The latest earnings report didn’t break out how much of that $523.3 billion in RPO will convert to revenue in the next 12 months. On the call, Kehring noted a 40% growth in 12-month RPO, versus 25% in Q1 and 21% a year ago — a far cry from the 433% surge in total RPO that Oracle highlighted, lending some credibility to those critics who pan it as a ‘Shell Game.’
Adding to the uncertainty is OpenAI’s fragile financial footing. According to internal documents cited by the Wall Street Journal last month, the Sam Altman-led ChatGPT maker expects to rack up $74 billion in losses in 2028 as computing costs soar. Whether a loss-making OpenAI can ultimately meet its financial commitments to Oracle has become the central question.

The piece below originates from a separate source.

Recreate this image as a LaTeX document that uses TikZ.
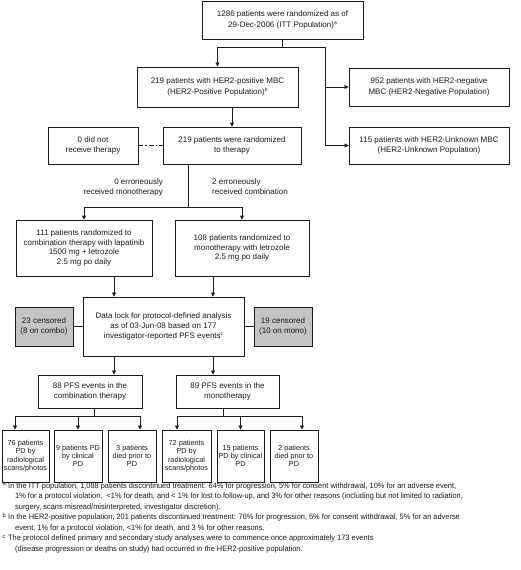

Red Flag #2: Negative Free Cash Flow
Oracle generated a negative free cash flow (FCF) of $10 billion in Q2. FCF is vital for a company as it represents how much real cash, or spendable cash, is left to cover costs and keep the business running. Technically, it is cash generated from core operations less capital expenditure (capex).
Oracle’s FCF Deep In Red
| Q2’26 | Q1’26 | Q4’25 | Q3’25 | Q2’25 | Q1’25 | |
| FCF | -$13.2B | -$5.9B | -$394M | +$5.8B | +$9.5B | +$11.3B |
| Capex | +$33.5B | +$27.4B | +$21.2B | +14.9B | +$10.8B | +$7.9B |
Red Flag #3: Heavy Debt Burden
Oracle’s debt-to-equity ratio, a key measure of financial health, is currently at 4.3 times, meaning it has roughly $4 in debt for $1 in equity, which, by any measure, is significant leverage.

Source: <Fiscal.ai<
A comparison with hyperscaler peers underscores Oracle’s precarious financial health.

Source: Fiscal.ai<
Following the quarterly results, Oracle credit default swaps (CDS) — the cost of protecting its debt against a potential default — rose about 0.05 percentage point to 124.6 basis points a year over five years, Bloomberg reported, citing ICE Data.

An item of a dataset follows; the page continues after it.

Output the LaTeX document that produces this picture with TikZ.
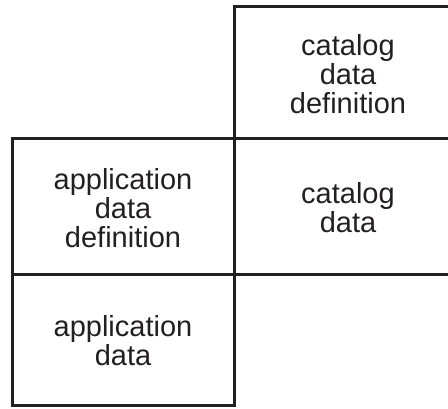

The metric rises as investor confidence in credit quality takes a beating, and the recent quotes suggest investors now require slightly more compensation to insure against default.
The move is all the more critical for AI plays, as Oracle’s credit derivatives are often considered a barometer of AI risk. Citing Barclays credit strategist Jigar Patel, the report said trading volume on Oracle’s CDS climbed to $9.2 billion over the 10 weeks ended Dec. 5 from $410 million a year ago.
But Retail Backs ORCL Stock
Retail traders didn’t share Wall Street’s unease. Stocktwits sentiment for Oracle jumped into the ‘extremely bullish’ zone late Wednesday, up from ‘bullish’ a day earlier, reflecting confidence in the company’s long-term AI-cloud narrative. Retail sentiment toward the stock has remained firmly positive through most of the year.

According to Koyfin, the average 12-month analyst price target for the stock is $330.49, implying a nearly 50% discount. Of the 44 analysts covering the stock, 31 rate it as either a ‘Buy’ or ‘Strong Buy,’ 10 remain on the sidelines, and three have outright ‘Sell’ recommendations.